The David and Lucile Packard Foundation is quantifying capacity building grants through an algorithm that examines grant objectives, results, and lessons learned.  “We have an external evaluation team that reviews every Organizational Effectiveness (OE) grant at the time that it closes,” says Kathy Reich, director of organizational effectiveness grantmaking. “They review the grantee’s final report and then they talk to the OE program officer, and in some cases speak with other program officers at the foundation that have funded the organization. They look at the grant's original objective, it's results, lessons that were learned, and whether there was any programmatic impact as result of the OE grant that was provided. Then they assign the grant a rating from one to five: one for grants considered total failures and five for grants seen as transformational for organizations. Most grants get a three, which means they met their expectations.” This evaluation process is part of the OE programs monitoring evaluation and learning plan.

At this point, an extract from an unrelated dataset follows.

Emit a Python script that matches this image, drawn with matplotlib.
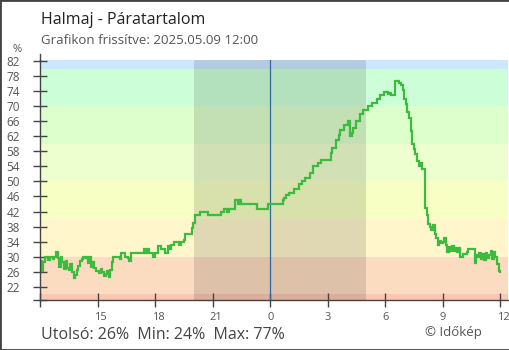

Other elements of the OE program’s evaluation strategy include annual year-end reviews, which are publicly shared on the foundation’s OE Wiki site. The foundation is experimenting with some new assessment approaches, including a long-term impact interview process with sample of about 20% of OE grants one or two years after they close. “We’re asking grantees, ‘Now, a year or two later, what do you think about your grant now? What, if any, long-term impacts has it had?’" says Reich.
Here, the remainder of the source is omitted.